3D or not 3D, that is the question: raypath interferometry in 3D processing
David C. Henley
The successful use of the technique we call ‘raypath interferometry’ has been documented in recent years on several 2D datasets. It has been applied not only in situations where near-surface corrections are large and non-stationary, but also where conventional statics solutions based on surface-consistency also work well. The raypath interferometry method is more complex than surface-consistent statics techniques, but because of the more general concept of ‘raypath consistency’, it is able to provide superior surface corrections for seismic data acquired in areas with complex surface conditions, or in situations like converted-wave (PS) imaging where near-surface variations can lead to large, non-stationary surface corrections.

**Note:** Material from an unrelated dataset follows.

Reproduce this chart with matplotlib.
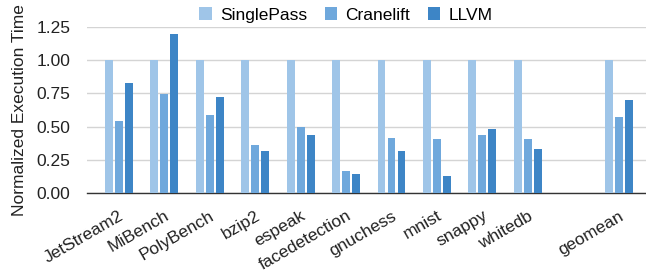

To apply raypath interferometry to 2D data, the usual source (or receiver) gathers are transformed into a domain where raypath can be parametrized as a coordinate of the ensemble, using one of several possible transforms. This process is straightforward for 2D datasets; but extending the notion to 3D requires further consideration. We discuss here some possibilities and demonstrate one approach which seems promising. Introducing the surface azimuth between source and receiver locations, we demonstrate one pathway for extending raypath interferometry to 3D: extending the ‘surface function’ introduced in 2D raypath interferometry from a 2D function of surface location and raypath parameter to a 3D function of surface location, raypath parameter, and azimuth. We show one way of transforming 3D data into a useful raypath domain using the radial trace transform. We then demonstrate the creation of a 3D ‘reference wavefield’ and show that raypath interferometry, even for 3D data, can be implemented as a single cross-correlation and inverse-filter application, just as in the 2D case. Recovering the original 3D traces by reversing the data sorting/transform operation is straightforward. We show that various trace ensembles extracted from the corrected 3D data have no apparent residual statics compared to the same ensembles extracted from the raw data, hence confirming this approach.